Wednesday, May 23, 2012

On May, 23, 1889, Louisa Lawson founded the Dawn Club



1889
Australia's
leading suffragette, Louisa Lawson, founded the Dawn Club at a meeting at Foresters Hall, Sydney. One of the earliest clubs for women to discuss such subjects as votes for women, the Dawn Club was a follow-on to her journal, Dawn, which she had first published on her own press just a year earlier.
 
Meetings were held in various places, including Quong Tart's tea rooms at 137 King Street and 777 George St, Sydney, one at Sydney's Queen Victoria Markets (now called the Queen Victoria Building, or QVB, from 1898), and possibly in the George St markets (aka Paddy's Markets, near Chinatown). One of Louisa's meeting places was 43 Royal Arcade (possibly another Quong Tart establishment). In 1891, the club merged with the Womanhood Suffrage League which was established by Lawson and Dora Montefiore, Maybanke Anderson and Rose Scott (Louisa Lawson was at the foundation meeting of the merged societies).

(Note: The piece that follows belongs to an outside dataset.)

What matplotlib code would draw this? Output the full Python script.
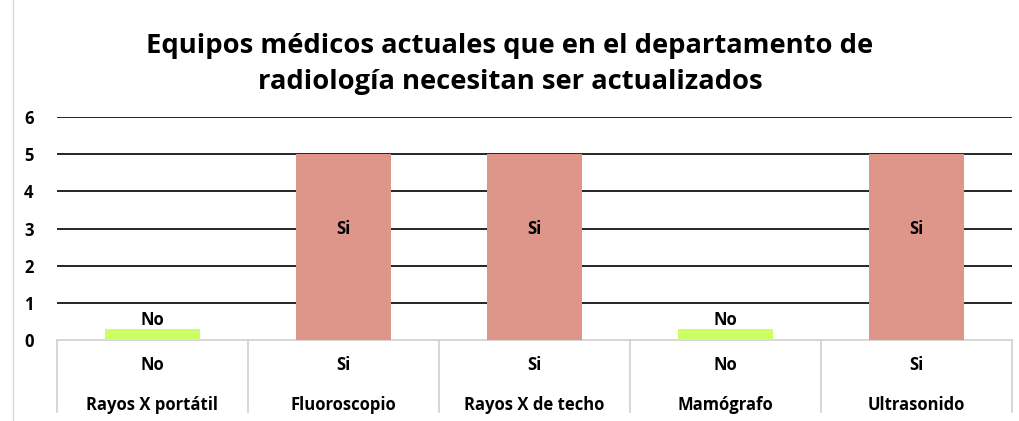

This is from her speech at the inauguration of The Dawn Club:
"Now as we have no time to be elaborate or diffuse, we must be methodical, and we will take first the reasons why women claim the right to vote; and then we will pick up the objections one by one and turn them inside out to show their entire vacuity, and finally review briefly what women are doing now in other countries (in order to show how woefully we in New South Wales are behind the times). For the thoughts we entertain on this and other sections of the woman's question are merely scattered unshaped blocks lying rough in the quarry, while in America and England they are already squared and set together in the foundations of that new social edifice which the nineteenth century is building.

"The whole principle of the Justice of the woman's vote agitation may be compressed into a question: Who ordained that men only should make the laws to which both men and women have to conform?

"Men tell us we are responsible for the home and education of children, that the morals of society are in our keeping; they have bound our hands and placed us in the front rank of the battle … It is the large-hearted woman who realizes the universal brotherhood of man, and is willing to set self and self-interest aside, and work and pray for the time when she may go to the poll with husband, father or son and cast a vote for "God and home and native land, for truth, temperance and morality" – , to cast the vote that will protect son or brother from the public-house and gambling-den and sister and daughter from infamy and disgrace. When women really understand the relation of home to equal suffrage work, then will they unite in a body and demand the ballot as a means of protection to that which every woman holds clearer than life, her home and her family … But I see a new heaven and a new earth … brother and sister standing shoulder to shoulder and heart to heart in the great fight for right, truth and justice, for better laws, for better protection to our sons and daughters, for better and purer homes."